On 10/05/2017 02:32 AM, Bill Page wrote:
>> I think current situation is a good compromise. We can
>> say in documentation that all instances of Maybe share
>> a common value of failed(), and nested usage of Maybe
>> is not recommended, Maybe should not be used as Rep
>> itself but can be part of Rep. Do you agree?

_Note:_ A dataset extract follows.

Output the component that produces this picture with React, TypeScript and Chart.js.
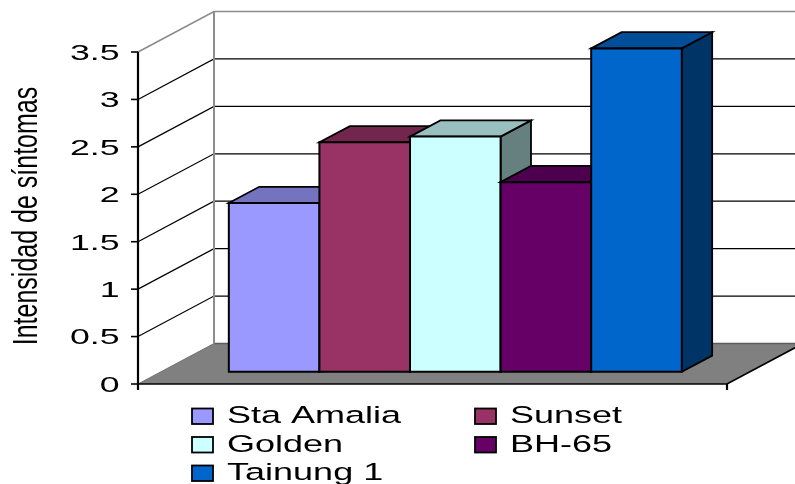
import React, { useEffect, useRef } from "react";
import { Chart, registerables } from "chart.js";

Chart.register(...registerables);

// ---- data ----
const categories = [""];
const seriesNames = ["Sta Amalia", "Sunset", "Golden", "BH-65", "Tainung 1"];
const seriesValues = [1.78, 2.42, 2.48, 2.0, 3.41];
const seriesColors = ["#9999FF", "#993366", "#CCFFFF", "#660066", "#0066CC"];
const yTickValues = [0, 0.5, 1, 1.5, 2, 2.5, 3, 3.5];
const yTickLabels = ["0", "0.5", "1", "1.5", "2", "2.5", "3", "3.5"];
const yAxisTitle = "Intensidad de síntomas";

// ---- geometry of the 3D box ----
const W = 795;
const H = 484;
const DEPTH_X = 76; // horizontal shift from the front plane to the back wall
const DEPTH_Y = -40.5; // vertical shift from the front plane to the back wall
const BAR_FRONT = 0.3; // bar front face, as a fraction of the depth
const BAR_BACK = 0.7; // bar back face
const FONT = '"Liberation Sans", Arial, sans-serif';

function shade(hex: string, f: number): string {
  const n = parseInt(hex.slice(1), 16);
  const r = Math.round(((n >> 16) & 255) * f);
  const g = Math.round(((n >> 8) & 255) * f);
  const b = Math.round((n & 255) * f);
  return `rgb(${r},${g},${b})`;
}

function poly(ctx: CanvasRenderingContext2D, pts: number[][], fill: string | null, stroke: string | null, lw = 1) {
  ctx.beginPath();
  ctx.moveTo(pts[0][0], pts[0][1]);
  for (let i = 1; i < pts.length; i++) ctx.lineTo(pts[i][0], pts[i][1]);
  ctx.closePath();
  if (fill) {
    ctx.fillStyle = fill;
    ctx.fill();
  }
  if (stroke) {
    ctx.strokeStyle = stroke;
    ctx.lineWidth = lw;
    ctx.stroke();
  }
}

function line(ctx: CanvasRenderingContext2D, pts: number[][], color: string, lw: number) {
  ctx.beginPath();
  ctx.moveTo(pts[0][0], pts[0][1]);
  for (let i = 1; i < pts.length; i++) ctx.lineTo(pts[i][0], pts[i][1]);
  ctx.strokeStyle = color;
  ctx.lineWidth = lw;
  ctx.stroke();
}

// Text widened horizontally, as the labels of this chart are.
function stretchedText(
  ctx: CanvasRenderingContext2D,
  text: string,
  x: number,
  y: number,
  size: number,
  sx: number,
  align: CanvasTextAlign,
  baseline: CanvasTextBaseline
) {
  ctx.save();
  ctx.translate(x, y);
  ctx.scale(sx, 1);
  ctx.font = `${size}px ${FONT}`;
  ctx.fillStyle = "#000";
  ctx.textAlign = align;
  ctx.textBaseline = baseline;
  ctx.fillText(text, 0, 0);
  ctx.restore();
}

// Walls, floor, gridlines and the value axis.
const boxPlugin = {
  id: "box3d",
  beforeDraw(chart: any) {
    const { ctx, chartArea: a, scales } = chart;
    const y = scales.y;
    const left = a.left;
    const right = a.right;
    const y0 = y.getPixelForValue(yTickValues[0]);
    const yTop = y.getPixelForValue(yTickValues[yTickValues.length - 1]);
    const farX = W + 20;

    ctx.save();
    ctx.lineCap = "butt";
    ctx.lineJoin = "miter";

    // floor
    poly(
      ctx,
      [
        [left, y0],
        [right, y0],
        [right + DEPTH_X, y0 + DEPTH_Y],
        [left + DEPTH_X, y0 + DEPTH_Y],
      ],
      "#808080",
      null
    );
    line(ctx, [[left + DEPTH_X, y0 + DEPTH_Y], [farX, y0 + DEPTH_Y]], "#5c5c5c", 1.3);
    line(ctx, [[left, y0], [left + DEPTH_X, y0 + DEPTH_Y]], "#707070", 1);

    // gridlines across the side wall and the back wall
    for (const v of yTickValues) {
      if (v === yTickValues[0] || v === yTickValues[yTickValues.length - 1]) continue;
      const py = y.getPixelForValue(v);
      line(ctx, [[left, py], [left + DEPTH_X, py + DEPTH_Y], [farX, py + DEPTH_Y]], "#000", 1.2);
    }

    // wall edges
    line(ctx, [[left, yTop], [left + DEPTH_X, yTop + DEPTH_Y], [farX, yTop + DEPTH_Y]], "#8c8c8c", 1.7);
    line(ctx, [[left + DEPTH_X, yTop + DEPTH_Y], [left + DEPTH_X, y0 + DEPTH_Y]], "#8c8c8c", 2);

    // front and right floor edges
    line(ctx, [[left, y0], [right, y0], [right + DEPTH_X, y0 + DEPTH_Y]], "#000", 1.7);

    // category boundary tick
    line(ctx, [[right, y0], [right, y0 + 6]], "#000", 2.2);

    // value axis
    line(ctx, [[left, yTop], [left, y0 + 6]], "#000", 2.2);
    yTickValues.forEach((v, i) => {
      const py = y.getPixelForValue(v);
      line(ctx, [[left - 7, py], [left, py]], "#000", 1.6);
      stretchedText(ctx, yTickLabels[i], left - 18.5, py + 2, 21.5, 1.66, "right", "middle");
    });

    // axis title
    ctx.save();
    ctx.translate(37, 216);
    ctx.scale(1.38, 1);
    ctx.rotate(-Math.PI / 2);
    ctx.font = `25px ${FONT}`;
    ctx.fillStyle = "#000";
    ctx.textAlign = "center";
    ctx.textBaseline = "alphabetic";
    ctx.fillText(yAxisTitle, 0, 0);
    ctx.restore();

    ctx.restore();
  },
  // flat bars are replaced by the 3D columns below
  beforeDatasetDraw() {
    return false;
  },
  afterDatasetsDraw(chart: any) {
    const { ctx } = chart;
    const fx = BAR_FRONT * DEPTH_X;
    const fy = BAR_FRONT * DEPTH_Y;
    const bx = BAR_BACK * DEPTH_X;
    const by = BAR_BACK * DEPTH_Y;
    ctx.save();
    ctx.lineJoin = "miter";
    chart.data.datasets.forEach((ds: any, i: number) => {
      const meta = chart.getDatasetMeta(i);
      const el = meta.data[0];
      if (!el) return;
      const p = el.getProps(["x", "y", "base", "width"], true);
      const l = p.x - p.width / 2;
      const r = p.x + p.width / 2;
      const t = p.y;
      const b = p.base;
      const c = ds.backgroundColor as string;
      // side face
      poly(ctx, [[r + fx, t + fy], [r + bx, t + by], [r + bx, b + by], [r + fx, b + fy]], shade(c, 0.5), "#000", 1.8);
      // top face
      poly(ctx, [[l + fx, t + fy], [l + bx, t + by], [r + bx, t + by], [r + fx, t + fy]], shade(c, 0.75), "#000", 1.8);
      // front face
      poly(ctx, [[l + fx, t + fy], [r + fx, t + fy], [r + fx, b + fy], [l + fx, b + fy]], c, "#000", 2);
    });
    ctx.restore();
  },
  afterDraw(chart: any) {
    const { ctx } = chart;
    const cols = [192, 475];
    const rows = [408.5, 437, 465.5];
    ctx.save();
    chart.data.datasets.forEach((ds: any, i: number) => {
      const bx = cols[i % 2];
      const by = rows[Math.floor(i / 2)];
      ctx.fillStyle = ds.backgroundColor;
      ctx.fillRect(bx, by, 21, 15.5);
      ctx.strokeStyle = "#000";
      ctx.lineWidth = 1.8;
      ctx.strokeRect(bx, by, 21, 15.5);
      stretchedText(ctx, ds.label, bx + 35, by + 14.5, 24.5, 1.47, "left", "alphabetic");
    });
    ctx.restore();
  },
};

export default function App() {
  const ref = useRef<HTMLCanvasElement | null>(null);

  useEffect(() => {
    document.body.style.margin = "0";
    const canvas = ref.current;
    if (!canvas) return;
    const chart = new Chart(canvas, {
      type: "bar",
      data: {
        labels: categories,
        datasets: seriesNames.map((name, i) => ({
          label: name,
          data: [seriesValues[i]],
          backgroundColor: seriesColors[i],
          borderColor: "#000",
          borderWidth: 1,
          categoryPercentage: 0.769,
          barPercentage: 1,
        })),
      },
      options: {
        responsive: false,
        animation: false,
        devicePixelRatio: 1,
        layout: { padding: { left: 138, right: W - 727, top: 52, bottom: H - 384 } },
        plugins: {
          legend: { display: false },
          tooltip: { enabled: false },
        },
        scales: {
          x: { display: false, offset: true },
          y: { display: false, min: yTickValues[0], max: yTickValues[yTickValues.length - 1] },
        },
      },
      plugins: [boxPlugin],
    } as any);
    return () => chart.destroy();
  }, []);

  return (
    <div style={{ position: "absolute", left: 0, top: 0, width: W, height: H, background: "#fff" }}>
      <canvas ref={ref} width={W} height={H} style={{ display: "block", width: W, height: H }} />
    </div>
  );
}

> I value correctness much more than performance except in the most
> extreme and special cases.
There is no general "correctness". Code only behaves correctly
with respect to a certain specification.
As Qian said, the specification would claim Maybe to a very special
case. There is a fixed value "failed()" and that is global over all
domains and not element of any other domain than Maybe(X). Then Maybe(X)
represensts
X \cup \{failed()\}
With that, of course, Maybe(Maybe(X)) must behave like Maybe(X). I don't
see any (big) problem with that, just that Maybe(X) is not the same as
extending the domain by some new element, but it stands for "adding
failed() to the domain". I don't see any problem with "correctness".
However, then I would really opt for another name. Otherwise one might
think that Maybe behaves according to the type equation
FX = 1 + X
(see https://wiki.haskell.org/Maybe). Actually, I don't know whether
"Nothing" in Haskell is a global value, but I guess, it it not.